According to some, Young Slo-Be had two major influences. One is Bris, the Sacramento rapper. The other is Drakeo The Ruler, the figurehead of Los Angeles' new rap. When noticing such similarities, though, no-one anticipated that these three guys would share a common fate. Bris, indeed, was shot down in 2020. One year later, Drakeo was stabbed to death. And eventually, in 2022, at 29, Young Slo-Be was murdered as well. Such has started the new decade in California: with the murder of its most promising rappers.
This is all the most striking, that death stroke Young Slo-Be at the top of his game. Over the prior years, the Stockton man recorded some remarkable albums, like the Slo-Be Bryant series, and Red Mamba. But the ultimate one, he released just a few months before dying, is particularly strong.
Southeast is, like the others, a long dive into the wild streets of Stockton, that the rapper both curses and celebrates. This is some suffocating music, with disturbing details such as ethereal samples, distant bells, and the barks of some dogs – rottweilers, according to "HoodStar". And there, people remain among themselves: this is the NorCal family, with neighbors from the Bay Area (Daboii), Sacramento (Mac J, Bris, Freeway Donny…) and a few pals from the EBK click.

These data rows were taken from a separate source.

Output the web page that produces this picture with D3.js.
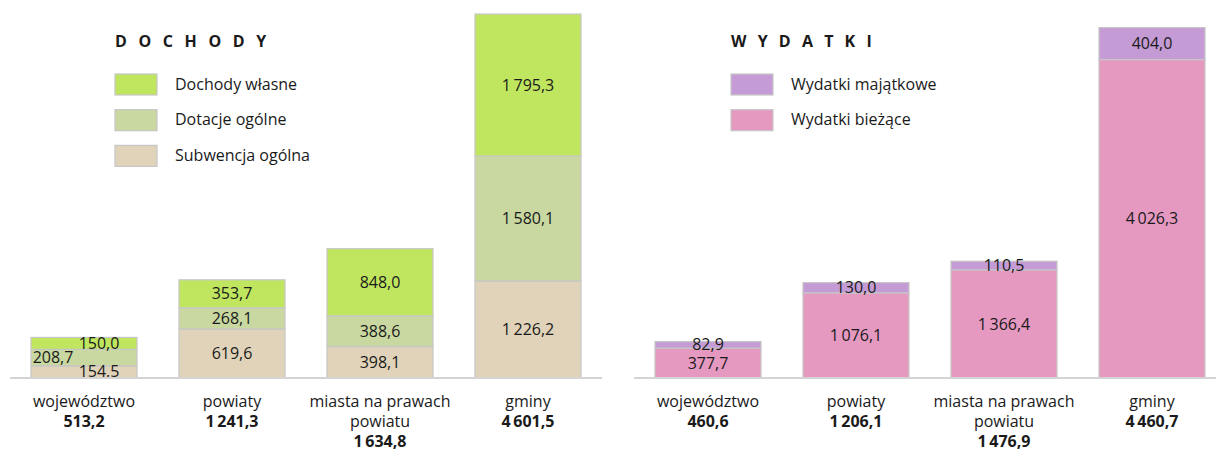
<!DOCTYPE html>
<html>
<head>
<meta charset="utf-8">
<script src="https://cdn.jsdelivr.net/npm/d3@7"></script>
<style>
  body { margin: 0; background: #fff; }
  text { font-family: "Open Sans", sans-serif; fill: #1a1a1a; }
</style>
</head>
<body>
<script>
// categories (multi-line labels under the bars)
var categories = ['województwo', 'powiaty', 'miasta na prawach powiatu', 'gminy'];
var categoryLines = [['województwo'], ['powiaty'], ['miasta na prawach', 'powiatu'], ['gminy']];

// DOCHODY (bottom -> top)
var incomeKeys = ['Subwencja ogólna', 'Dotacje ogólne', 'Dochody własne'];
var subwencja = [154.5, 619.6, 398.1, 1226.2];
var dotacje = [208.7, 268.1, 388.6, 1580.1];
var wlasne = [150.0, 353.7, 848.0, 1795.3];
var incomeTotals = [513.2, 1241.3, 1634.8, 4601.5];

// WYDATKI (bottom -> top)
var expenseKeys = ['Wydatki bieżące', 'Wydatki majątkowe'];
var biezace = [377.7, 1076.1, 1366.4, 4026.3];
var majatkowe = [82.9, 130.0, 110.5, 404.0];
var expenseTotals = [460.6, 1206.1, 1476.9, 4460.7];

var width = 1216, height = 451;
var baseY = 378;

var pl = d3.formatLocale({decimal: ',', thousands: '\u2009', grouping: [3], currency: ['', '']});
var fmt = pl.format(',.1f');

var svg = d3.select('body').append('svg')
    .attr('width', width)
    .attr('height', height);

// one vertical scale for both panels
var y = d3.scaleLinear().domain([0, 4615]).range([baseY, 13]);

drawPanel({
    title: 'DOCHODY',
    range: [10, 602],
    legendX: 115,
    keys: incomeKeys,
    series: [subwencja, dotacje, wlasne],
    colors: ['#e0d3b9', '#c8d8a0', '#c0e660'],
    totals: incomeTotals,
    titleSpacing: 11.6,
    // small bars: labels shifted sideways so they don't collide
    nudge: {'0|Subwencja ogólna': 15, '0|Dotacje ogólne': -31, '0|Dochody własne': 15}
});

drawPanel({
    title: 'WYDATKI',
    range: [634, 1226],
    legendX: 731,
    keys: expenseKeys,
    series: [biezace, majatkowe],
    colors: ['#e599c1', '#c59bd6'],
    totals: expenseTotals,
    titleSpacing: 11.2,
    nudge: {}
});

function drawPanel(o) {
    var g = svg.append('g');

    var x = d3.scaleBand()
        .domain(categories)
        .range(o.range)
        .paddingInner(0.2838)
        .paddingOuter(0.1419);

    var rows = categories.map(function (c, i) {
        var r = {cat: c, idx: i};
        o.keys.forEach(function (k, j) { r[k] = o.series[j][i]; });
        return r;
    });

    var stacked = d3.stack().keys(o.keys)(rows);
    var color = d3.scaleOrdinal().domain(o.keys).range(o.colors);

    var layer = g.selectAll('g.layer')
        .data(stacked)
        .enter().append('g')
        .attr('class', 'layer')
        .attr('fill', function (d) { return color(d.key); });

    layer.selectAll('rect')
        .data(function (d) { return d; })
        .enter().append('rect')
        .attr('x', function (d) { return x(d.data.cat); })
        .attr('y', function (d) { return y(d[1]); })
        .attr('width', x.bandwidth())
        .attr('height', function (d) { return y(d[0]) - y(d[1]); })
        .attr('stroke', '#c6c6c6')
        .attr('stroke-width', 1.2);

    // segment values
    stacked.forEach(function (s) {
        g.selectAll(null)
            .data(s)
            .enter().append('text')
            .attr('x', function (d) {
                var n = o.nudge[d.data.idx + '|' + s.key] || 0;
                return x(d.data.cat) + x.bandwidth() / 2 + n;
            })
            .attr('y', function (d) { return (y(d[0]) + y(d[1])) / 2; })
            .attr('dy', '0.35em')
            .attr('text-anchor', 'middle')
            .style('font-size', '16px')
            .text(function (d) { return fmt(d.data[s.key]); });
    });

    // baseline
    g.append('line')
        .attr('x1', o.range[0]).attr('x2', o.range[1])
        .attr('y1', baseY).attr('y2', baseY)
        .attr('stroke', '#d4d4d4')
        .attr('stroke-width', 2);

    // category labels + totals
    var cat = g.selectAll('g.cat')
        .data(categories)
        .enter().append('g')
        .attr('class', 'cat')
        .attr('transform', function (d) {
            return 'translate(' + (x(d) + x.bandwidth() / 2) + ',' + 407 + ')';
        });

    cat.each(function (d, i) {
        var lines = categoryLines[i];
        var sel = d3.select(this);
        lines.forEach(function (l, j) {
            sel.append('text')
                .attr('y', j * 20)
                .attr('text-anchor', 'middle')
                .style('font-size', '16px')
                .text(l);
        });
        sel.append('text')
            .attr('y', lines.length * 20)
            .attr('text-anchor', 'middle')
            .style('font-size', '16px')
            .style('font-weight', 'bold')
            .text(fmt(o.totals[i]));
    });

    // legend
    var lg = g.append('g').attr('transform', 'translate(' + o.legendX + ',0)');

    lg.append('text')
        .attr('y', 46.7)
        .style('font-size', '16px')
        .style('font-weight', 'bold')
        .style('letter-spacing', o.titleSpacing + 'px')
        .text(o.title);

    var legendKeys = o.keys.slice().reverse();
    var item = lg.selectAll('g.item')
        .data(legendKeys)
        .enter().append('g')
        .attr('class', 'item')
        .attr('transform', function (d, i) { return 'translate(0,' + (74 + i * 35.7) + ')'; });

    item.append('rect')
        .attr('width', 42)
        .attr('height', 21)
        .attr('fill', function (d) { return color(d); })
        .attr('stroke', '#c6c6c6')
        .attr('stroke-width', 1.2);

    item.append('text')
        .attr('x', 60)
        .attr('y', 15.5)
        .style('font-size', '16px')
        .text(function (d) { return d; });
}
</script>
</body>
</html>
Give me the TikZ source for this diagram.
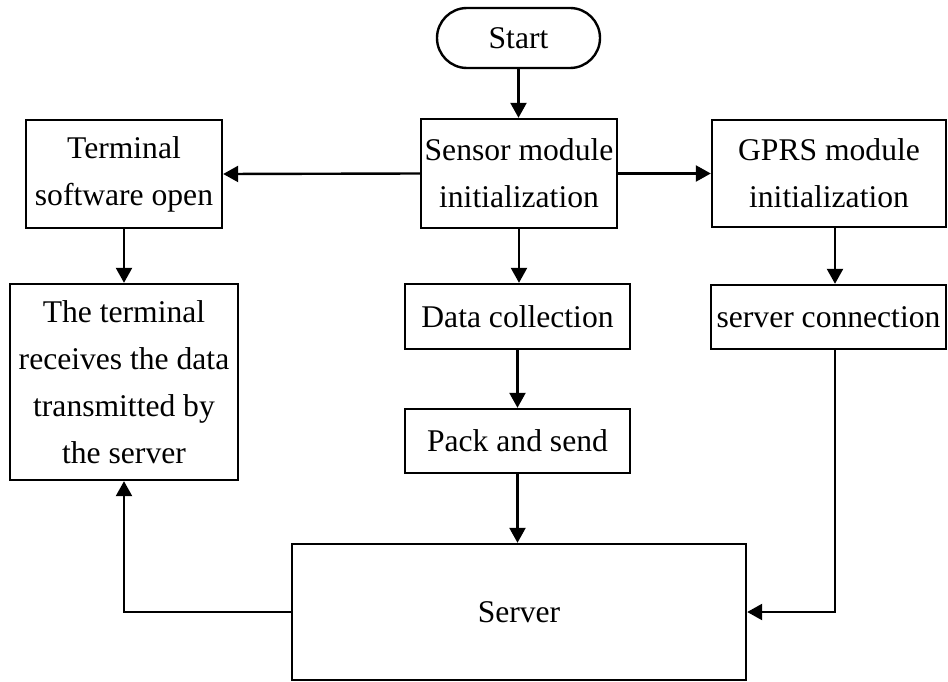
\documentclass[tikz,border=0pt]{standalone}
\usepackage{fontspec}
\setmainfont{Liberation Serif}
\usetikzlibrary{arrows.meta}
\begin{document}
\begin{tikzpicture}[x=1pt,y=-1pt,
  every node/.style={font=\fontsize{31.6}{47}\selectfont},
  box/.style={draw,line width=2.4pt,rectangle,inner sep=0pt,align=center},
  pill/.style={box,rounded corners=30pt},
  arr/.style={line width=2.4pt,-{Triangle[length=15pt,width=16pt]}},
  ln/.style={line width=2.4pt}]
\useasboundingbox (0,0) rectangle (948,682);
\node[pill,minimum width=163pt,minimum height=60pt] (start) at (518.5,38) {Start};
\node[box,minimum width=196pt,minimum height=109pt] (sensor) at (519,173.5) {Sensor module\\initialization};
\node[box,minimum width=196pt,minimum height=108pt] (term) at (124,174) {Terminal\\software open};
\node[box,minimum width=234pt,minimum height=107pt] (gprs) at (829,173.5) {GPRS module\\initialization};
\node[box,minimum width=228pt,minimum height=196pt] (recv) at (124,382) {The terminal\\receives the data\\transmitted by\\the server};
\node[box,minimum width=225pt,minimum height=65pt] (data) at (517.5,316.5) {Data collection};
\node[box,minimum width=235pt,minimum height=64pt] (conn) at (828.5,317) {server connection};
\node[box,minimum width=225pt,minimum height=64pt] (pack) at (517.5,441) {Pack and send};
\node[box,minimum width=454pt,minimum height=136pt] (server) at (519,612) {Server};
\draw[arr] (start.south) -- (start.south |- sensor.north);
\draw[arr] (sensor.west) -- (term.east);
\draw[arr] (sensor.east) -- (gprs.west);
\draw[arr] (term.south) -- (recv.north);
\draw[arr] (sensor.south) -- (sensor.south |- data.north);
\draw[arr] (data.south) -- (pack.north);
\draw[arr] (pack.south) -- (pack.south |- server.north);
\draw[arr] ([xshift=6pt]gprs.south) -- ([xshift=6pt]gprs.south |- conn.north);
\draw[arr] ([xshift=6.5pt]conn.south) |- (server.east);
\draw[arr] (server.west) -| (recv.south);
\end{tikzpicture}
\end{document}
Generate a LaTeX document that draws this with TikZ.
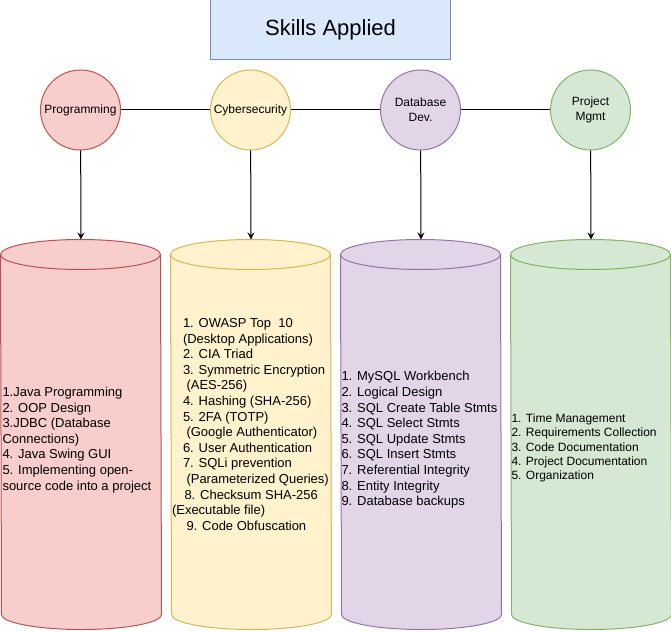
\documentclass[tikz,border=0pt]{standalone}
\usepackage{fontspec}
\setmainfont{Liberation Sans}
\usetikzlibrary{arrows.meta}

\definecolor{titlefill}{HTML}{DAE8FC}
\definecolor{titleline}{HTML}{6C8EBF}
\definecolor{progfill}{HTML}{F8CECC}
\definecolor{progline}{HTML}{B85450}
\definecolor{cyberfill}{HTML}{FFF2CC}
\definecolor{cyberline}{HTML}{D6B656}
\definecolor{dbfill}{HTML}{E1D5E7}
\definecolor{dbline}{HTML}{9673A6}
\definecolor{pmfill}{HTML}{D5E8D4}
\definecolor{pmline}{HTML}{82B366}

% cylinder round a named box: name, line colour, fill colour
\newcommand{\drum}[3]{%
	\path[draw = #2, fill = #3] ([yshift = -15pt]#1.north west)
		arc[start angle = 180, end angle = 0, x radius = 80pt, y radius = 15pt]
		-- ([yshift = 15pt]#1.south east)
		arc[start angle = 0, end angle = -180, x radius = 80pt, y radius = 15pt]
		-- cycle;
	\draw[#2] ([yshift = -15pt]#1.north west)
		arc[start angle = 180, end angle = 360, x radius = 80pt, y radius = 15pt];
}

\begin{document}
\begin{tikzpicture}[
	x = 1pt, y = -1pt, line width = 1pt,
	heading/.style = {draw = titleline, fill = titlefill, minimum width = 240pt, minimum height = 60pt, font = \fontsize{22}{26}\selectfont},
	topic/.style = {circle, minimum size = 80pt, inner sep = 0pt, align = center, font = \fontsize{12}{15}\selectfont},
	store/.style = {minimum width = 160pt, minimum height = 389pt, inner sep = 0pt},
	list/.style = {anchor = west, align = left, inner sep = 0pt, font = \fontsize{13}{15.6}\selectfont},
	link/.style = {draw, black},
	feed/.style = {draw, black, -{Stealth[length = 7pt, width = 7pt, inset = 2.5pt]}}
	]
	\useasboundingbox (0,0) rectangle (671,631);
	
	% title
	\node[heading] (title) at (330.5,30) {Skills Applied};
	
	% skill areas
	\node[topic, draw = progline, fill = progfill] (prog) at (80.5,110) {Programming};
	\node[topic, draw = cyberline, fill = cyberfill] (cyber) at (250.5,110) {Cybersecurity};
	\node[topic, draw = dbline, fill = dbfill] (db) at (420.5,110) {Database\\Dev.};
	\node[topic, draw = pmline, fill = pmfill] (pm) at (590.5,110) {Project\\Mgmt};
	
	\draw[link] (prog) -- (cyber);
	\draw[link] (cyber) -- (db);
	\draw[link] (db) -- (pm);
	
	% cylinders
	\node[store] (progcyl) at (81,434.5) {};
	\node[store] (cybercyl) at (251,434.5) {};
	\node[store] (dbcyl) at (421,434.5) {};
	\node[store] (pmcyl) at (591,434.5) {};
	\drum{progcyl}{progline}{progfill}
	\drum{cybercyl}{cyberline}{cyberfill}
	\drum{dbcyl}{dbline}{dbfill}
	\drum{pmcyl}{pmline}{pmfill}
	
	\draw[feed] (prog) -- (progcyl.north);
	\draw[feed] (cyber) -- (cybercyl.north);
	\draw[feed] (db) -- (dbcyl.north);
	\draw[feed] (pm) -- (pmcyl.north);
	
	% lists
	\node[list] (proglist) at (2,440) {1.Java Programming\\2. OOP Design\\3.JDBC (Database\\Connections)\\4. Java Swing GUI\\5. Implementing open-\\source code into a project};
	\node[list] (cyberlist) at (171.5,424.5) {%
		\hspace{11pt}1. OWASP Top~~10\\
		\hspace{11pt}(Desktop Applications)\\
		\hspace{11pt}2. CIA Triad\\
		\hspace{11pt}3. Symmetric Encryption\\
		\hspace{14.5pt}(AES-256)\\
		\hspace{11pt}4. Hashing (SHA-256)\\
		\hspace{11pt}5. 2FA (TOTP)\\
		\hspace{14.5pt}(Google Authenticator)\\
		\hspace{11pt}6. User Authentication\\
		\hspace{11pt}7. SQLi prevention\\
		\hspace{14.5pt}(Parameterized Queries)\\
		\hspace{12.5pt}8. Checksum SHA-256\\
		(Executable file)\\
		\hspace{14.5pt}9. Code Obfuscation};
	\node[list] (dblist) at (341,440) {1. MySQL Workbench\\2. Logical Design\\3. SQL Create Table Stmts\\4. SQL Select Stmts\\5. SQL Update Stmts\\6. SQL Insert Stmts\\7. Referential Integrity\\8. Entity Integrity\\9. Database backups};
	\node[list, font = \fontsize{12}{14.2}\selectfont] (pmlist) at (511,448) {1. Time Management\\2. Requirements Collection\\3. Code Documentation\\4. Project Documentation\\5. Organization};
\end{tikzpicture}
\end{document}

But Young Slo-Be is at his very best. He masters his formula made of pauses, silences, muffled sounds, threatening murmurs, and a few layers of synth ("Thugg Konversation"), organ ("Ricky") and guitar ("Trippin On U"). "Muscle", "Push Thru" and "Hectik" for example, each in its own way, leverage feminine voices that are another trick from the rapper.
Young Slo-Be also appropriates a mainstream hit single, Ginuwine's "Pony", as he'd done it in the past with Mariah Carey's "Circles" with his most famous song, "I Love You".
And of course, there's the ultimate track of this ultimate album. With its unexpectedly joyous sample, "Don't Kome 2 My Funeral" is all the most striking, that it is prophetic. That single, the last one Young Slo-Be shot a video for, anticipates his death. It is a farewell letter, where the rapper talks about his regrets, and that is a tribute to those who really mattered in his life, more particularly his pals the thugs.
With such a song, and this album he dedicated to a world he would never escape – the Nightingale Avenue surroundings, in the southeast of Stockton - Young Slo-Be, and that's some cold comfort, delivered a perfect musical testament.